Dr. West, Dr. Chekhov and us

Dr. Cornel West points to his mother in the crowd during his lecture at Sacramento State on September 29.

Dr. Cornel West points to his mother in the crowd during his lecture at Sacramento State on September 29.

Photo by Karlos Rene Ayala

After casually asking a member of the student body, I was granted permission to ask one question. I would be allowed a minute or two is what the student representative said as I was ushered into a hall situated somewhere between the Hinde Auditorium and the University Union Ballroom at Sac State, where Dr. Cornel West was scheduled to present a lecture last week.

Stepping into the hall, I witnessed one of America’s most brilliant public intellectuals speaking privately to his mother. After they embraced, West motioned that I sit next to him. Shoulder-to-shoulder, he appeared just as he frequently does, and as he often says, “coffin-ready:” black suit, white dress shirt, necktie, cufflinks, Afro, beard and an impossibly-wide smile with a charismatic void between his central incisors. My question was a selfish one: Having a deep appreciation of the Russian realist Anton Chekhov, which of his stories does West favor? “‘Misery’ … ‘In [the] Ravine,’” he replied.

I’m familiar with those two particularly tragic examinations of human suffering, but I said something inelegant and unimportant as I left the hall with a grain of understanding as to the possible debt West’s thought may owe to the work of Chekhov. In a nutshell: The Chekhov West enjoys centers around themes of human blindness in struggles of despair, both that of others and that of ourselves.

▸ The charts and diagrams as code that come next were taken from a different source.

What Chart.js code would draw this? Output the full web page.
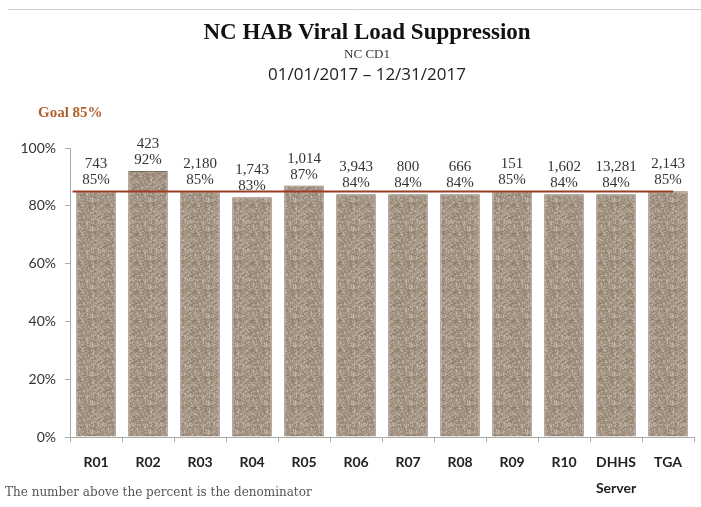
<!DOCTYPE html>
<html>
<head>
<meta charset="utf-8">
<script src="https://cdn.jsdelivr.net/npm/chart.js@4"></script>
<style>
  html, body { margin: 0; padding: 0; background: #fff; }
  #wrap { width: 701px; height: 507px; position: relative; }
</style>
</head>
<body>
<div id="wrap"><canvas id="c" width="701" height="507"></canvas></div>
<script>
// Regions and their viral load suppression results
const categories = ['R01', 'R02', 'R03', 'R04', 'R05', 'R06', 'R07', 'R08', 'R09', 'R10', ['DHHS', 'Server'], 'TGA'];
const suppressedPct = [85, 92, 85, 83, 87, 84, 84, 84, 85, 84, 84, 85];
const denominators = ['743', '423', '2,180', '1,743', '1,014', '3,943', '800', '666', '151', '1,602', '13,281', '2,143'];
const goalPct = 85;
const yTicks = [0, 20, 40, 60, 80, 100];

const titleText = 'NC HAB Viral Load Suppression';
const subtitleText = 'NC CD1';
const periodText = '01/01/2017 \u2013 12/31/2017';
const footnoteText = 'The number above the percent is the denominator';

// Mottled brown fill for the bars (deterministic hash speckle)
function makeTexture() {
  const n = 29;
  const t = document.createElement('canvas');
  t.width = n; t.height = n;
  const g = t.getContext('2d');
  g.fillStyle = '#a69787';
  g.fillRect(0, 0, n, n);
  for (let y = 0; y < n; y++) {
    for (let x = 0; x < n; x++) {
      let h = (x * 374761393 + y * 668265263) >>> 0;
      h = ((h ^ (h >>> 13)) * 1274126177) >>> 0;
      const v = h % 11;
      if (v < 3) { g.fillStyle = 'rgba(110,95,80,0.25)'; g.fillRect(x, y, 2, 1); }
      else if (v < 5) { g.fillStyle = 'rgba(220,210,198,0.35)'; g.fillRect(x, y, 1, 2); }
    }
  }
  return g.createPattern(t, 'repeat');
}

const headerPlugin = {
  id: 'header',
  beforeDraw(chart) {
    const ctx = chart.ctx;
    ctx.save();
    ctx.strokeStyle = '#d0d0d0';
    ctx.lineWidth = 1;
    ctx.beginPath();
    ctx.moveTo(8, 9.5);
    ctx.lineTo(701, 9.5);
    ctx.stroke();
    ctx.textAlign = 'center';
    ctx.textBaseline = 'middle';
    ctx.fillStyle = '#111';
    ctx.font = 'bold 23px "Liberation Serif"';
    ctx.fillText(titleText, 367, 33);
    ctx.font = '13px "Liberation Serif"';
    ctx.fillStyle = '#333';
    ctx.fillText(subtitleText, 367, 55);
    ctx.font = '17px "Open Sans"';
    ctx.fillStyle = '#222';
    ctx.fillText(periodText, 367, 75);
    ctx.textAlign = 'left';
    ctx.font = '12px "DejaVu Serif"';
    ctx.fillStyle = '#555';
    ctx.fillText(footnoteText, 5, 493);
    ctx.restore();
  }
};

const goalPlugin = {
  id: 'goal',
  afterDatasetsDraw(chart) {
    const ctx = chart.ctx;
    const x = chart.scales.x, y = chart.scales.y;
    const yy = Math.round(y.getPixelForValue(goalPct)) + 0.5;
    ctx.save();
    ctx.strokeStyle = '#9a3b22';
    ctx.lineWidth = 2;
    ctx.beginPath();
    ctx.moveTo(x.getPixelForValue(-0.45), yy);
    ctx.lineTo(x.getPixelForValue(11.1), yy);
    ctx.stroke();
    ctx.fillStyle = '#b0622c';
    ctx.font = 'bold 15px "Liberation Serif"';
    ctx.textAlign = 'left';
    ctx.textBaseline = 'middle';
    ctx.fillText('Goal ' + goalPct + '%', 38, 113);
    ctx.restore();
  }
};

const valueLabelPlugin = {
  id: 'valueLabels',
  afterDatasetsDraw(chart) {
    const ctx = chart.ctx;
    const meta = chart.getDatasetMeta(0);
    ctx.save();
    ctx.textAlign = 'center';
    ctx.textBaseline = 'middle';
    ctx.fillStyle = '#333';
    ctx.font = '15px "Liberation Serif"';
    meta.data.forEach((bar, i) => {
      ctx.fillText(denominators[i], bar.x, bar.y - 27);
      ctx.fillText(suppressedPct[i] + '%', bar.x, bar.y - 11);
    });
    ctx.restore();
  }
};

const ctx = document.getElementById('c').getContext('2d');
new Chart(ctx, {
  type: 'bar',
  data: {
    labels: categories,
    datasets: [{
      data: suppressedPct,
      backgroundColor: makeTexture(),
      borderColor: '#7c6d5f',
      borderWidth: 1,
      categoryPercentage: 1,
      barPercentage: 0.76
    }]
  },
  options: {
    responsive: false,
    animation: false,
    devicePixelRatio: 1,
    layout: { padding: { left: 0, right: 7, top: 148, bottom: 0 } },
    plugins: { legend: { display: false }, tooltip: { enabled: false }, title: { display: false } },
    scales: {
      x: {
        afterFit(s) { s.height = 70; },
        grid: { drawOnChartArea: false, drawTicks: true, tickLength: 5, color: '#aaa', offset: true },
        border: { color: '#aaa' },
        ticks: { color: '#222', font: { family: 'Lato', weight: 'bold', size: 14, lineHeight: 1.85 }, padding: 8, maxRotation: 0, autoSkip: false }
      },
      y: {
        min: 0, max: 100,
        afterFit(s) { s.width = 70; },
        afterBuildTicks(s) { s.ticks = yTicks.map(v => ({ value: v })); },
        grid: { drawOnChartArea: false, drawTicks: true, tickLength: 5, color: '#aaa' },
        border: { color: '#aaa' },
        ticks: { color: '#333', font: { family: 'Lato', size: 14 }, padding: 9, callback: v => v + '%' }
      }
    }
  },
  plugins: [headerPlugin, goalPlugin, valueLabelPlugin]
});
</script>
</body>
</html>
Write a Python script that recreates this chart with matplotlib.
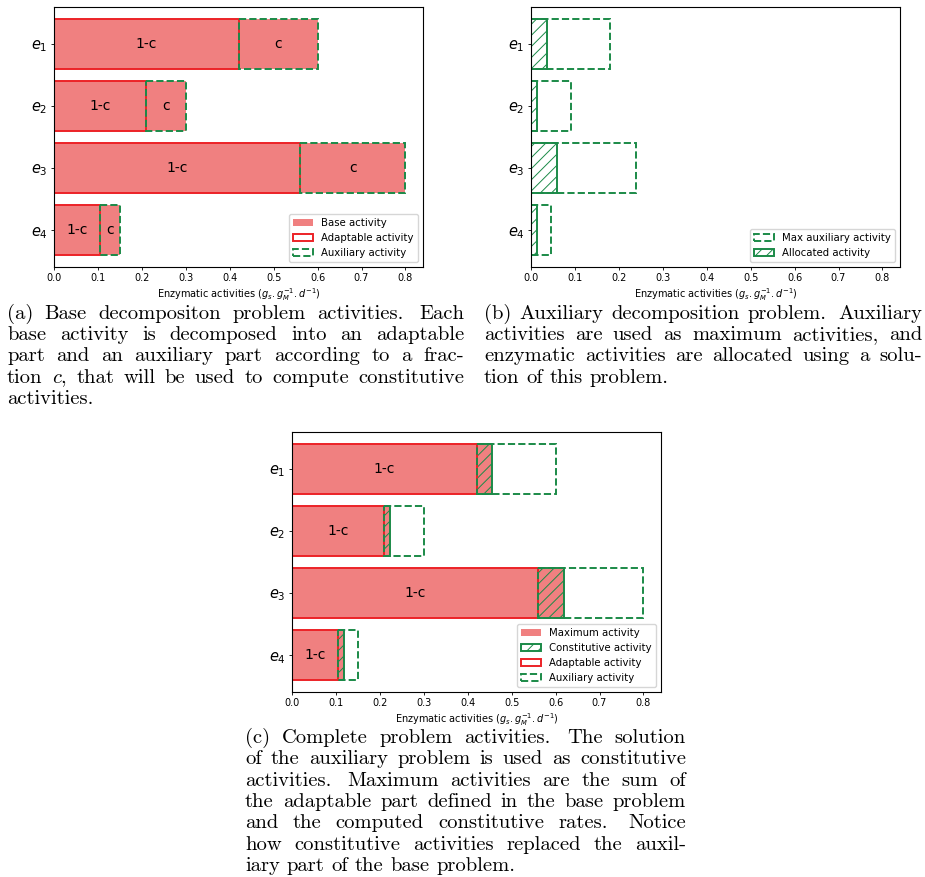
import matplotlib
matplotlib.use("Agg")
import matplotlib.pyplot as plt
from matplotlib.patches import Patch

# enzymatic activities (g_s . g_M^-1 . d^-1)
enzymes = ["$e_1$", "$e_2$", "$e_3$", "$e_4$"]
base = [0.6, 0.3, 0.8, 0.15]
adaptable = [0.42, 0.21, 0.56, 0.105]
auxiliary = [0.18, 0.09, 0.24, 0.045]
allocated = [0.036, 0.014, 0.06, 0.014]

xticks = [0.0, 0.1, 0.2, 0.3, 0.4, 0.5, 0.6, 0.7, 0.8]
xlabel = r"Enzymatic activities ($g_s.g_M^{-1}.d^{-1}$)"

caption_a = [
    "(a) Base decompositon problem activities. Each",
    "base activity is decomposed into an adaptable",
    "part and an auxiliary part according to a frac-",
    "tion $c$, that will be used to compute constitutive",
    "activities.",
]
caption_b = [
    "(b) Auxiliary decomposition problem. Auxiliary",
    "activities are used as maximum activities, and",
    "enzymatic activities are allocated using a solu-",
    "tion of this problem.",
]
caption_c = [
    "(c) Complete problem activities. The solution",
    "of the auxiliary problem is used as constitutive",
    "activities. Maximum activities are the sum of",
    "the adaptable part defined in the base problem",
    "and the computed constitutive rates. Notice",
    "how constitutive activities replaced the auxil-",
    "iary part of the base problem.",
]

W, H = 925, 877
FILL = "lightcoral"
RED = "#ec2227"
GREEN = "#1b8a48"
LW = 1.4

plt.rcParams["hatch.linewidth"] = 0.7


def px_axes(fig, left, top, right, bottom):
    return fig.add_axes([left / W, 1 - bottom / H, (right - left) / W, (bottom - top) / H])


def style(ax):
    y = list(range(len(enzymes)))
    ax.set_yticks(y)
    ax.set_yticklabels(enzymes, fontsize=10.5)
    ax.set_xticks(xticks)
    ax.set_xticklabels([f"{t:.1f}" for t in xticks], fontsize=7)
    ax.set_xlim(0, 0.84)
    ax.set_ylim(3.59, -0.59)
    ax.set_xlabel(xlabel, fontsize=7, labelpad=2)
    ax.tick_params(length=2.5, width=0.6, pad=2)


def justified(fig, lines, x0, x1, y0, step, size=14.8):
    renderer = fig.canvas.get_renderer()
    space = 0.333 * size * 100 / 72
    for i, line in enumerate(lines):
        words = line.split()
        y = 1 - (y0 + i * step) / H
        texts = [fig.text(0, y, w, fontsize=size, family="cmr10", math_fontfamily="cm",
                          va="baseline") for w in words]
        widths = [t.get_window_extent(renderer).width for t in texts]
        # sentence ends get a wider gap, as in TeX
        weights = [1.4 if w.endswith(".") else 1.0 for w in words[:-1]]
        if i == len(lines) - 1:
            gaps = [space * k for k in weights]
        else:
            unit = (x1 - x0 - sum(widths)) / sum(weights)
            gaps = [unit * k for k in weights]
        x = x0
        for j, (t, w) in enumerate(zip(texts, widths)):
            t.set_x(x / W)
            if j < len(gaps):
                x += w + gaps[j]


fig = plt.figure(figsize=(W / 100, H / 100), dpi=100)
y = list(range(len(enzymes)))

# (a) base decomposition
ax = px_axes(fig, 54, 7, 423, 267)
ax.barh(y, base, height=0.8, color=FILL)
ax.barh(y, adaptable, height=0.8, facecolor="none", edgecolor=RED, linewidth=LW)
ax.barh(y, auxiliary, left=adaptable, height=0.8, facecolor="none", edgecolor=GREEN,
        linewidth=LW, linestyle="--")
for i in y:
    ax.text(adaptable[i] / 2, i, "1-c", ha="center", va="center", fontsize=10)
    ax.text(adaptable[i] + auxiliary[i] / 2, i, "c", ha="center", va="center", fontsize=10)
style(ax)
ax.legend(handles=[
    Patch(facecolor=FILL, label="Base activity"),
    Patch(facecolor="none", edgecolor=RED, linewidth=LW, label="Adaptable activity"),
    Patch(facecolor="none", edgecolor=GREEN, linewidth=LW, linestyle="--", label="Auxiliary activity"),
], loc="lower right", fontsize=7.3)

# (b) auxiliary decomposition
ax = px_axes(fig, 531, 7, 900, 267)
ax.barh(y, auxiliary, height=0.8, facecolor="none", edgecolor=GREEN, linewidth=LW, linestyle="--",
        label="Max auxiliary activity")
ax.barh(y, allocated, height=0.8, facecolor="none", edgecolor=GREEN, linewidth=LW, hatch="///",
        label="Allocated activity")
style(ax)
ax.legend(loc="lower right", fontsize=7.3)

# (c) complete problem
maximum = [a + b for a, b in zip(adaptable, allocated)]
ax = px_axes(fig, 292, 432, 661, 692)
ax.barh(y, maximum, height=0.8, color=FILL, label="Maximum activity")
ax.barh(y, allocated, left=adaptable, height=0.8, facecolor="none", edgecolor=GREEN,
        linewidth=LW, hatch="///", label="Constitutive activity")
ax.barh(y, adaptable, height=0.8, facecolor="none", edgecolor=RED, linewidth=LW,
        label="Adaptable activity")
ax.barh(y, auxiliary, left=adaptable, height=0.8, facecolor="none", edgecolor=GREEN,
        linewidth=LW, linestyle="--", label="Auxiliary activity")
for i in y:
    ax.text(adaptable[i] / 2, i, "1-c", ha="center", va="center", fontsize=10)
style(ax)
ax.legend(loc="lower right", fontsize=7.3)

justified(fig, caption_a, 7, 464, 318.5, 21.5)
justified(fig, caption_b, 484, 922, 318.5, 21.5)
justified(fig, caption_c, 245, 686, 743, 21.3)

fig.savefig("out.png", dpi=100)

Shortly after some introductory formalities at about 7:30 p.m., West began his lecture. Immediately, I found Chekhov (among many others) present in his oration; West delivered a message of hope comfortably couched in the trauma of Truth: the trauma that racism is an intimate event that touches and deforms the lives of people of color; that to be born in America is to be born into a racist tradition, one that creates the social tightrope that W.E.B. Dubois termed double consciousness; the trauma that as a culture we hold a distracting view of cash designating success and failure and instilling in us an ugly indifference to the suffering of others. This was 15 minutes in and West filled every second of the hourlong lecture with the articulation of his thought.

As if in one kaleidoscopic breath, West recited axioms from Socrates, made etymological claims on the origin of the word human, linked birth to funk music, reminded us that “C.R.E.A.M.” is indeed the state of things, that love conquers all but is “commodified” and “hollow” today; that people are the democracy, not those that have been elected, and that we, the people, are merely here to remedy our persistent mistakes; that a drought in dialogue in a democracy foreshadows its chaos.

West’s lecture asked we cultivate courage, compassion, vulnerability and self-criticism in order to be transformed by difficult and necessary conversations in an attempt to conquer hatred, improve democracy and reintroduce love. West advocated we die. Not once, as we are biologically wont to do, but time and time again—to die philosophically—to shed ignorance by embracing our despair and our disillusionment. Chekhov’s protagonists are stuck in time, yearning for what West hopes to inspire: that the world would listen, it would love and it would be human.